> **PROBLEM STATEMENT**
Begin with the first line of the material and copy each line word for word through the line that contains "from matplotlib.patches import Rectangle"; the pictures are left out.
_____
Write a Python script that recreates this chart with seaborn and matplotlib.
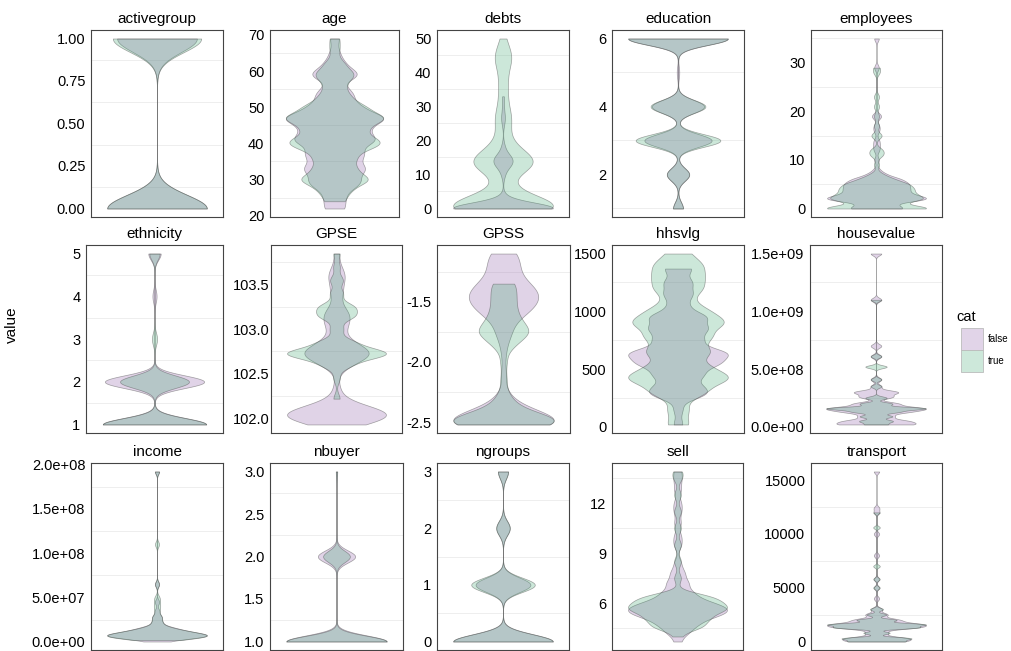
import numpy as np
import pandas as pd
import matplotlib
matplotlib.use('Agg')
import matplotlib.pyplot as plt
import seaborn as sns
from matplotlib.patches import Rectangle

# value -> count (false / true)
activegroup_false = {0: 55, 1: 44}
activegroup_true = {0: 53, 1: 47}

age_false = {22: 2, 25: 2, 28: 3, 30: 4, 33: 6, 36: 4, 38: 4, 41: 8, 44: 6, 47: 10,
             50: 5, 53: 3, 55: 2, 59: 5, 62: 2, 65: 1, 69: 1}
age_true = {24: 2, 27: 3, 30: 7, 33: 4, 36: 4, 39: 6, 41: 7, 44: 6, 47: 10, 50: 6,
            53: 3, 56: 2, 59: 4, 62: 2, 66: 1, 69: 1}

debts_false = {0: 60, 1: 10, 3: 3, 10: 2, 13: 8, 15: 8, 18: 2, 25: 1, 27: 2, 30: 1, 33: 1}
debts_true = {0: 26, 2: 9, 4: 6, 8: 3, 12: 8, 14: 11, 17: 7, 21: 3, 25: 3, 28: 3, 32: 2,
              36: 2, 40: 2, 44: 4, 47: 2, 50: 1}

education_false = {1: 4, 2: 9, 3: 27, 4: 21, 5: 1, 6: 40}
education_true = {1: 4, 2: 9, 3: 34, 4: 22, 6: 40}

employees_false = {0: 10, 1: 4, 2: 18, 3: 10, 4: 10, 5: 10, 6: 8, 7: 3, 8: 1, 10: 1, 12: 1,
                   13: 1, 14: 1, 16: 1, 17: 1, 19: 2, 29: 1, 35: 1}
employees_true = {0: 18, 1: 5, 2: 14, 3: 10, 4: 10, 5: 9, 6: 5, 7: 2, 9: 1, 11: 2, 12: 2,
                  15: 2, 17: 1, 19: 1, 21: 1, 23: 1, 28: 1, 29: 1}

ethnicity_false = {1: 50, 2: 48, 4: 2, 5: 6}
ethnicity_true = {1: 60, 2: 40, 3: 3, 5: 6}

GPSE_false = {101.93: 3, 102.0: 8, 102.05: 8, 102.1: 6, 102.2: 2, 102.35: 1, 102.6: 3,
              102.7: 6, 102.75: 6, 102.85: 4, 103.0: 2, 103.1: 3, 103.2: 3, 103.4: 2,
              103.55: 2, 103.65: 2, 103.85: 1}
GPSE_true = {102.22: 1, 102.45: 1, 102.6: 4, 102.7: 8, 102.75: 9, 102.85: 5, 103.0: 2,
             103.15: 5, 103.25: 5, 103.4: 2, 103.55: 2, 103.7: 1, 103.85: 1}

GPSS_false = {-2.52: 10, -2.48: 12, -2.4: 5, -2.3: 2, -2.1: 1, -1.9: 1, -1.75: 3, -1.6: 6,
              -1.5: 9, -1.4: 9, -1.3: 4, -1.2: 4, -1.1: 4}
GPSS_true = {-2.52: 8, -2.48: 10, -2.4: 4, -2.3: 2, -2.15: 1, -2.0: 1, -1.85: 3, -1.75: 7,
             -1.65: 4, -1.55: 3, -1.45: 3, -1.35: 3}

hhsvlg_false = {20: 1, 150: 1, 280: 5, 350: 4, 450: 5, 550: 8, 640: 10, 750: 5, 850: 6,
                950: 6, 1050: 2, 1150: 3, 1250: 3, 1370: 3}
hhsvlg_true = {20: 2, 150: 2, 300: 5, 420: 9, 520: 5, 650: 6, 780: 6, 900: 8, 1000: 5,
               1100: 2, 1200: 4, 1300: 4, 1400: 4, 1500: 2}

housevalue_false = {2e7: 6, 5e7: 5, 9e7: 3, 1.3e8: 5, 1.6e8: 8, 2.0e8: 4, 2.6e8: 3, 3.0e8: 4,
                    3.5e8: 1, 4.1e8: 1, 6.1e8: 1, 7.0e8: 1, 1.1e9: 1, 1.5e9: 1}
housevalue_true = {2e7: 2, 5e7: 3, 9e7: 3, 1.3e8: 4, 1.6e8: 9, 2.0e8: 3, 2.5e8: 2, 3.5e8: 1,
                   4.1e8: 1, 5.2e8: 2, 6.1e8: 1, 1.1e9: 1}

income_false = {5e5: 3, 5e6: 10, 8e6: 14, 1.2e7: 8, 1.6e7: 5, 2.2e7: 2, 2.8e7: 2, 3.5e7: 1,
                4.5e7: 1, 6.5e7: 1, 1.92e8: 1}
income_true = {2e6: 3, 5e6: 10, 8e6: 14, 1.2e7: 8, 1.6e7: 4, 2.2e7: 2, 2.8e7: 2, 3.5e7: 1,
               4e7: 1, 4.5e7: 1, 5e7: 1, 6.5e7: 1, 1.1e8: 1, 1.92e8: 1}

nbuyer_false = {1: 70, 2: 26, 3: 1}
nbuyer_true = {1: 75, 2: 20, 3: 1}

ngroups_false = {0: 60, 1: 33, 2: 8, 3: 6}
ngroups_true = {0: 58, 1: 37, 2: 8, 3: 6}

sell_false = {3.7: 1, 4.3: 3, 4.8: 5, 5.3: 9, 5.7: 10, 6.1: 6, 6.6: 4, 7.2: 3, 7.8: 2,
              8.4: 1, 9.5: 1, 10: 1, 10.8: 1, 11.5: 1, 12: 1, 12.8: 1, 13.4: 1, 13.9: 1}
sell_true = {4.0: 1, 4.6: 6, 5.1: 7, 5.6: 10, 6.0: 8, 6.4: 7, 7.5: 1, 8.5: 1, 9.5: 1,
             10.5: 1, 11.5: 1, 12.5: 1, 13.5: 1, 13.9: 1}

transport_false = {0: 8, 300: 10, 800: 4, 1300: 12, 1600: 14, 2000: 8, 2500: 4, 3000: 2,
                   4000: 1, 5000: 1, 5800: 1, 8000: 1, 10000: 1, 12000: 1, 12400: 1, 15800: 1}
transport_true = {0: 8, 300: 10, 800: 4, 1300: 12, 1600: 14, 2000: 6, 2500: 3, 3000: 2,
                  5000: 1, 5800: 1, 7000: 1, 10600: 1, 12000: 1}

variables = ['activegroup', 'age', 'debts', 'education', 'employees',
             'ethnicity', 'GPSE', 'GPSS', 'hhsvlg', 'housevalue',
             'income', 'nbuyer', 'ngroups', 'sell', 'transport']

tick_labels = {
    'activegroup': ['0.00', '0.25', '0.50', '0.75', '1.00'],
    'age': ['20', '30', '40', '50', '60', '70'],
    'debts': ['0', '10', '20', '30', '40', '50'],
    'education': ['2', '4', '6'],
    'employees': ['0', '10', '20', '30'],
    'ethnicity': ['1', '2', '3', '4', '5'],
    'GPSE': ['102.0', '102.5', '103.0', '103.5'],
    'GPSS': ['-2.5', '-2.0', '-1.5'],
    'hhsvlg': ['0', '500', '1000', '1500'],
    'housevalue': ['0.0e+00', '5.0e+08', '1.0e+09', '1.5e+09'],
    'income': ['0.0e+00', '5.0e+07', '1.0e+08', '1.5e+08', '2.0e+08'],
    'nbuyer': ['1.0', '1.5', '2.0', '2.5', '3.0'],
    'ngroups': ['0', '1', '2', '3'],
    'sell': ['6', '9', '12'],
    'transport': ['0', '5000', '10000', '15000'],
}

# kde bandwidth factor (times each group's sd)
bw_factor = {'activegroup': 0.16, 'age': 0.15, 'debts': 0.2, 'education': 0.12,
             'employees': 0.1, 'ethnicity': 0.15, 'GPSE': 0.16, 'GPSS': 0.15,
             'hhsvlg': 0.15, 'housevalue': 0.06, 'income': 0.1, 'nbuyer': 0.15,
             'ngroups': 0.15, 'sell': 0.12, 'transport': 0.06}

palette = {'false': '#8753a3', 'true': '#37a36b'}

W, H = 1011, 651
row_tb = [(30, 217), (245, 433), (463, 650)]
col_lr = [[(91, 223), (270, 399), (437, 569), (612, 744), (811, 942)],
          [(86, 223), (271, 402), (437, 570), (612, 744), (810, 942)],
          [(91, 223), (270, 403), (437, 569), (612, 743), (811, 942)]]

plt.rcParams['font.family'] = ['Liberation Sans', 'DejaVu Sans']
fig = plt.figure(figsize=(W / 100, H / 100), dpi=100)


def expand(d):
    return np.repeat(np.array(list(d.keys()), dtype=float), list(d.values()))


for i, name in enumerate(variables):
    r, c = divmod(i, 5)
    top, bot = row_tb[r]
    left, right = col_lr[r][c]
    ax = fig.add_axes([left / W, 1 - bot / H, (right - left) / W, (bot - top) / H])

    f = expand(globals()[name + '_false'])
    t = expand(globals()[name + '_true'])
    df = pd.DataFrame({'value': np.r_[f, t],
                       'cat': ['false'] * len(f) + ['true'] * len(t),
                       'var': name})
    sns.violinplot(data=df, x='var', y='value', hue='cat', hue_order=['false', 'true'],
                   palette=palette, dodge=False, cut=0, density_norm='width',
                   common_norm=False, bw_method=bw_factor[name], gridsize=512,
                   inner=None, saturation=1, linewidth=0.5, linecolor='#555555',
                   legend=False, ax=ax)
    for coll in ax.collections:
        fc = coll.get_facecolor()
        if len(fc):
            rgb = fc[0][:3]
            coll.set_facecolor((*rgb, 0.25))
            coll.set_edgecolor((0.3, 0.3, 0.3, 0.5))
            coll.set_linewidth(0.5)

    lo, hi = df['value'].min(), df['value'].max()
    span = hi - lo
    ax.set_xlim(-0.53, 0.53)

    labels = tick_labels[name]
    ticks = [float(s) for s in labels]
    ax.set_yticks(ticks)
    ax.set_yticklabels(labels, fontsize=10.5)
    ax.tick_params(axis='y', length=0, pad=4 if name != 'GPSE' else 1)
    ax.set_xticks([])
    ax.set_xlabel('')
    ax.set_ylabel('')

    step = ticks[1] - ticks[0]
    for m in np.arange(ticks[0] - step / 2, ticks[-1] + step, step):
        ax.axhline(m, color='#ebebeb', lw=0.6, zorder=0)
    ax.set_ylim(lo - 0.05 * span, hi + 0.05 * span)

    for sp in ax.spines.values():
        sp.set_color('#444444')
        sp.set_linewidth(0.8)
    ax.set_title(name, fontsize=11, pad=5)

fig.text(12 / W, 1 - 325 / H, 'value', rotation=90, ha='center', va='center', fontsize=11)

# legend
fig.text(956 / W, 1 - 317 / H, 'cat', ha='left', va='center', fontsize=10.5)
for k, (lab, col) in enumerate(palette.items()):
    y0 = 328 + 22 * k
    face = tuple(0.25 * np.array(matplotlib.colors.to_rgb(col)) + 0.75)
    fig.patches.append(Rectangle((961 / W, 1 - (y0 + 22) / H), 22 / W, 22 / H,
                                 transform=fig.transFigure, facecolor=face,
                                 edgecolor='#bbbbbb', lw=0.6))
    fig.text(988 / W, 1 - (y0 + 11) / H, lab, ha='left', va='center', fontsize=7)

fig.savefig('out.png', dpi=100)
_____
> **CORRECT RESULT**
Write a Python script that recreates this chart with seaborn and matplotlib.
import numpy as np
import pandas as pd
import matplotlib
matplotlib.use('Agg')
import matplotlib.pyplot as plt
import seaborn as sns
from matplotlib.patches import Rectangle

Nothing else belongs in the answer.